### [Given data]
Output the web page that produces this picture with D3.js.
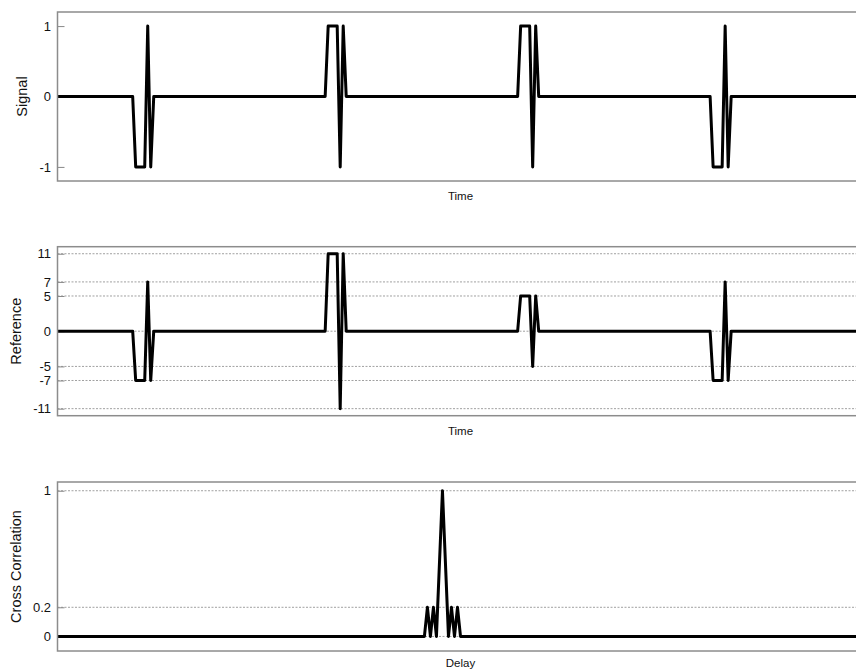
<!DOCTYPE html>
<html>
<head>
<meta charset="utf-8">
<script src="https://cdn.jsdelivr.net/npm/d3@7"></script>
<style>
  html, body { margin: 0; padding: 0; background: #fff; }
  svg { display: block; font-family: "Liberation Sans", Arial, sans-serif; }
</style>
</head>
<body>
<svg id="chart" width="856" height="670"></svg>
<script>
// Sample index breakpoints of the pulse train (straight segments between them)
const timeIndex      = [0, 25, 26, 29, 30, 31, 32, 89, 90, 93, 94, 95, 96, 153, 154, 157, 158, 159, 160, 217, 218, 221, 222, 223, 224, 268];
const signalValues   = [0,  0, -1, -1,  1, -1,  0,  0,  1,  1, -1,  1,  0,   0,   1,   1,  -1,   1,   0,   0,  -1,  -1,   1,  -1,   0,   0];
const referenceValues= [0,  0, -7, -7,  7, -7,  0,  0, 11, 11,-11, 11,  0,   0,   5,   5,  -5,   5,   0,   0,  -7,  -7,   7,  -7,   0,   0];

// Cross correlation around zero delay
const delayLags   = [-128, -6, -5, -4, -3, -2, 0, 2, 3, 4, 5, 6, 140];
const correlation = [0, 0, 0.2, 0, 0.2, 0, 1, 0, 0.2, 0, 0.2, 0, 0];

// Axis ticks
const signalTicks = [-1, 0, 1];
const referenceTicks = [-11, -7, -5, 0, 5, 7, 11];
const correlationTicks = [0, 0.2, 1];

const svg = d3.select("#chart");
const left = 57.5, right = 863.5;

const xTime = d3.scaleLinear().domain([0, 268]).range([left, right]);
const xDelay = d3.scaleLinear().domain([-128, 140]).range([left, right]);

const panels = [
  { top: 12,    bottom: 181,   domain: [-1.2, 1.2], ticks: signalTicks, grid: false,
    xs: timeIndex, ys: signalValues, x: xTime, yLabel: "Signal", xLabel: "Time", yLabelX: 27, xLabelY: 200 },
  { top: 246.7, bottom: 415.7, domain: [-12, 12], ticks: referenceTicks, grid: true,
    xs: timeIndex, ys: referenceValues, x: xTime, yLabel: "Reference", xLabel: "Time", yLabelX: 20.5, xLabelY: 435 },
  { top: 482,   bottom: 651,   domain: [-0.1, 1.06], ticks: correlationTicks, grid: true,
    xs: delayLags, ys: correlation, x: xDelay, yLabel: "Cross Correlation", xLabel: "Delay", yLabelX: 20.5, xLabelY: 666.5 }
];

panels.forEach((p, i) => {
  const y = d3.scaleLinear().domain(p.domain).range([p.bottom, p.top]);
  const g = svg.append("g");

  g.append("clipPath").attr("id", "clip" + i)
    .append("rect").attr("x", left).attr("y", p.top)
    .attr("width", right - left).attr("height", p.bottom - p.top);

  // dashed reference levels
  if (p.grid) {
    g.selectAll("line.grid").data(p.ticks).join("line")
      .attr("class", "grid")
      .attr("x1", left).attr("x2", right)
      .attr("y1", d => y(d)).attr("y2", d => y(d))
      .attr("stroke", "#a0a0a0").attr("stroke-width", 1)
      .attr("stroke-dasharray", "2,1.5");
  }

  // left axis with inward ticks, plain hyphen for negatives
  const axis = d3.axisLeft(y).tickValues(p.ticks).tickSize(-7).tickPadding(6.5)
    .tickFormat(d => String(d));
  const ag = g.append("g").attr("transform", `translate(${left},0)`).call(axis);
  ag.select(".domain").remove();
  ag.selectAll(".tick line").attr("stroke", "#888").attr("stroke-width", 1);
  ag.selectAll(".tick text").attr("font-size", 13).attr("fill", "#111")
    .attr("font-family", "Liberation Sans, Arial, sans-serif");

  // signal trace
  const line = d3.line().x((d, k) => p.x(p.xs[k])).y(d => y(d));
  g.append("path")
    .datum(p.ys)
    .attr("clip-path", `url(#clip${i})`)
    .attr("d", line)
    .attr("fill", "none")
    .attr("stroke", "#000")
    .attr("stroke-width", 3)
    .attr("stroke-linejoin", "round");

  // frame
  g.append("rect")
    .attr("x", left).attr("y", p.top)
    .attr("width", right - left).attr("height", p.bottom - p.top)
    .attr("fill", "none").attr("stroke", "#8c8c8c").attr("stroke-width", 1.5);

  // axis titles
  g.append("text")
    .attr("x", (left + right) / 2).attr("y", p.xLabelY)
    .attr("text-anchor", "middle").attr("font-size", 11.5).attr("fill", "#111")
    .text(p.xLabel);
  g.append("text")
    .attr("transform", `translate(${p.yLabelX},${(p.top + p.bottom) / 2}) rotate(-90)`)
    .attr("text-anchor", "middle").attr("font-size", 14.5).attr("fill", "#111")
    .text(p.yLabel);
});
</script>
</body>
</html>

### [To be done]
Leave out the pictures and print every line of the data exactly.

### [Solution for this task]
Output the web page that produces this picture with D3.js.
<!DOCTYPE html>
<html>
<head>
<meta charset="utf-8">
<script src="https://cdn.jsdelivr.net/npm/d3@7"></script>
<style>
  html, body { margin: 0; padding: 0; background: #fff; }
  svg { display: block; font-family: "Liberation Sans", Arial, sans-serif; }
</style>
</head>
<body>
<svg id="chart" width="856" height="670"></svg>
<script>
// Sample index breakpoints of the pulse train (straight segments between them)
const timeIndex      = [0, 25, 26, 29, 30, 31, 32, 89, 90, 93, 94, 95, 96, 153, 154, 157, 158, 159, 160, 217, 218, 221, 222, 223, 224, 268];
const signalValues   = [0,  0, -1, -1,  1, -1,  0,  0,  1,  1, -1,  1,  0,   0,   1,   1,  -1,   1,   0,   0,  -1,  -1,   1,  -1,   0,   0];
const referenceValues= [0,  0, -7, -7,  7, -7,  0,  0, 11, 11,-11, 11,  0,   0,   5,   5,  -5,   5,   0,   0,  -7,  -7,   7,  -7,   0,   0];

// Cross correlation around zero delay
const delayLags   = [-128, -6, -5, -4, -3, -2, 0, 2, 3, 4, 5, 6, 140];
const correlation = [0, 0, 0.2, 0, 0.2, 0, 1, 0, 0.2, 0, 0.2, 0, 0];

// Axis ticks
const signalTicks = [-1, 0, 1];
const referenceTicks = [-11, -7, -5, 0, 5, 7, 11];
const correlationTicks = [0, 0.2, 1];

const svg = d3.select("#chart");
const left = 57.5, right = 863.5;

const xTime = d3.scaleLinear().domain([0, 268]).range([left, right]);
const xDelay = d3.scaleLinear().domain([-128, 140]).range([left, right]);

const panels = [
  { top: 12,    bottom: 181,   domain: [-1.2, 1.2], ticks: signalTicks, grid: false,
    xs: timeIndex, ys: signalValues, x: xTime, yLabel: "Signal", xLabel: "Time", yLabelX: 27, xLabelY: 200 },
  { top: 246.7, bottom: 415.7, domain: [-12, 12], ticks: referenceTicks, grid: true,
    xs: timeIndex, ys: referenceValues, x: xTime, yLabel: "Reference", xLabel: "Time", yLabelX: 20.5, xLabelY: 435 },
  { top: 482,   bottom: 651,   domain: [-0.1, 1.06], ticks: correlationTicks, grid: true,
    xs: delayLags, ys: correlation, x: xDelay, yLabel: "Cross Correlation", xLabel: "Delay", yLabelX: 20.5, xLabelY: 666.5 }
];

panels.forEach((p, i) => {
  const y = d3.scaleLinear().domain(p.domain).range([p.bottom, p.top]);
  const g = svg.append("g");

  g.append("clipPath").attr("id", "clip" + i)
    .append("rect").attr("x", left).attr("y", p.top)
    .attr("width", right - left).attr("height", p.bottom - p.top);

  // dashed reference levels
  if (p.grid) {
    g.selectAll("line.grid").data(p.ticks).join("line")
      .attr("class", "grid")
      .attr("x1", left).attr("x2", right)
      .attr("y1", d => y(d)).attr("y2", d => y(d))
      .attr("stroke", "#a0a0a0").attr("stroke-width", 1)
      .attr("stroke-dasharray", "2,1.5");
  }

  // left axis with inward ticks, plain hyphen for negatives
  const axis = d3.axisLeft(y).tickValues(p.ticks).tickSize(-7).tickPadding(6.5)
    .tickFormat(d => String(d));
  const ag = g.append("g").attr("transform", `translate(${left},0)`).call(axis);
  ag.select(".domain").remove();
  ag.selectAll(".tick line").attr("stroke", "#888").attr("stroke-width", 1);
  ag.selectAll(".tick text").attr("font-size", 13).attr("fill", "#111")
    .attr("font-family", "Liberation Sans, Arial, sans-serif");

  // signal trace
  const line = d3.line().x((d, k) => p.x(p.xs[k])).y(d => y(d));
  g.append("path")
    .datum(p.ys)
    .attr("clip-path", `url(#clip${i})`)
    .attr("d", line)
    .attr("fill", "none")
    .attr("stroke", "#000")
    .attr("stroke-width", 3)
    .attr("stroke-linejoin", "round");

  // frame
  g.append("rect")
    .attr("x", left).attr("y", p.top)
    .attr("width", right - left).attr("height", p.bottom - p.top)
    .attr("fill", "none").attr("stroke", "#8c8c8c").attr("stroke-width", 1.5);

  // axis titles
  g.append("text")
    .attr("x", (left + right) / 2).attr("y", p.xLabelY)
    .attr("text-anchor", "middle").attr("font-size", 11.5).attr("fill", "#111")
    .text(p.xLabel);
  g.append("text")
    .attr("transform", `translate(${p.yLabelX},${(p.top + p.bottom) / 2}) rotate(-90)`)
    .attr("text-anchor", "middle").attr("font-size", 14.5).attr("fill", "#111")
    .text(p.yLabel);
});
</script>
</body>
</html>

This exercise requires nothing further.